Aujourd’hui, il est toujours facile de dissimuler son identité sur les réseaux sociaux : il suffit d’indiquer une adresse mail, un mot de passe et un nom pour créer un faux profil. Une plateforme telle que Facebook a d’ores et déjà reconnu qu’il était nécessaire d’aller plus loin dans la lutte contre les contenus extrémistes. Dès 2019, l’entreprise a autorisé les tribunaux français à accéder aux adresses IP des contrevenants pour les identifier et les poursuivre.

Mais, avec la démocratisation des logiciels VPN, qui peuvent masquer l’adresse IP d’un ordinateur, il devient de plus en plus difficile de tracer avec certitude les auteurs de contenus haineux. Un moyen plus efficace pourrait être de vérifier l’identité légale liée au profil soumis à enquête. Les investigations en seraient facilitées ; les internautes, ne pouvant plus se réfugier derrière l’anonymat, seraient davantage responsabilisés et y réfléchiraient à deux fois avant de poster ; et cela contribuerait à rétablir la confiance du public dans les médias sociaux.

Parmi les plateformes de réseaux sociaux, certaines ont déjà entrepris une démarche d’authentification des utilisateurs. Par exemple, pour détecter les bots - des algorithmes informatiques imitant le comportement humain pour diffuser de fausses informations – en intégrant des tests dits "du vivant" (liveness test). Ces tests fonctionnent comme un CAPTCHA vidéo, où le titulaire du compte doit se filmer en mode selfie avant de pouvoir poster un article sur son compte.

Facebook compte parmi ceux qui ont pris cette direction, mais le selfie CAPTCHA testé par Facebook ne tient pas compte de la valeur ou du risque associé à chaque transaction. Cette initiative a par ailleurs suscité des craintes parmi les internautes : les données biométriques ainsi collectées pourraient être utilisées abusivement. Mais Facebook a confirmé que ce service reste limité à la détection des bots et "n’utilise pas la reconnaissance faciale".

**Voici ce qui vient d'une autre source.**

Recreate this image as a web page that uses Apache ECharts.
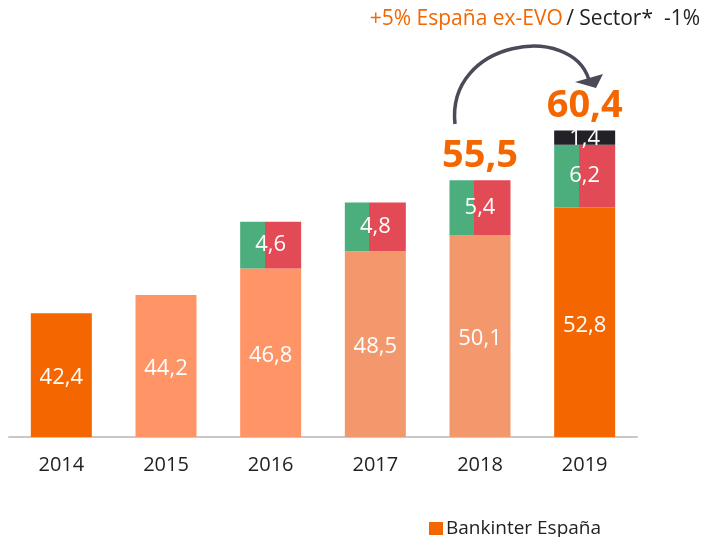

La confiance digitale : un facteur clef

De nombreuses start-up spécialisées en cybersécurité travaillent sur des solutions basées sur l’intelligence artificielle (IA) pour identifier les faux sites web, les faux profils sur les médias sociaux et les domaines d'entreprise contrefaits créés pour usurper l'identité en ligne d'une marque. LinkedIn a également mis en place des outils de détection basés sur l’IA et le machine learning et prenant en compte les signalements effectuées par les utilisateurs.

L'utilisation de ce type de méthodes peut aider les réseaux sociaux à endiguer la propagation de la désinformation via des bots, à identifier les propagateurs de discours de haine et à les tenir pour responsables de leurs actes, et contribuer à créer un climat de confiance.

Aussi les plateformes de réseaux sociaux pourraient-elles prendre exemple sur l’écosystème de l’économie du partage, où la vérification d’identité en ligne est déjà largement utilisée. De nombreuses sociétés de location de trottinettes, de voitures et d'appartements l’ont adoptée pour renforcer la confiance entre les prestataires de services et les consommateurs. La vérification d’identité est également devenue incontournable dans le secteur des services financiers, où les comptes frauduleux peuvent entraîner des pertes financières massives et de lourdes amendes en cas de non-respect des politiques de contrôle anti-blanchiment ou de KYC définies par les régulateurs. Les néo-banques, comme Revolut et Monzo notamment, ont massivement intégré la vérification d'identité en ligne pour leurs processus d’ouverture de comptes, ce qui permet de réaliser l’opération rapidement et en toute sécurité.

Selon une étude publiée par DataReportal, il y avait en 2019 environ 3,5 milliards d'utilisateurs de médias sociaux dans le monde, soit près de la moitié de la population du globe. Il est donc de notre responsabilité d'agir maintenant, avant que les discours de haine et la désinformation ne deviennent la nouvelle norme. Si nous ne le faisons pas, nous pourrions bientôt avoir tant de mal à distinguer les vraies nouvelles des fake news que nous refuserons de porter crédit à toute information.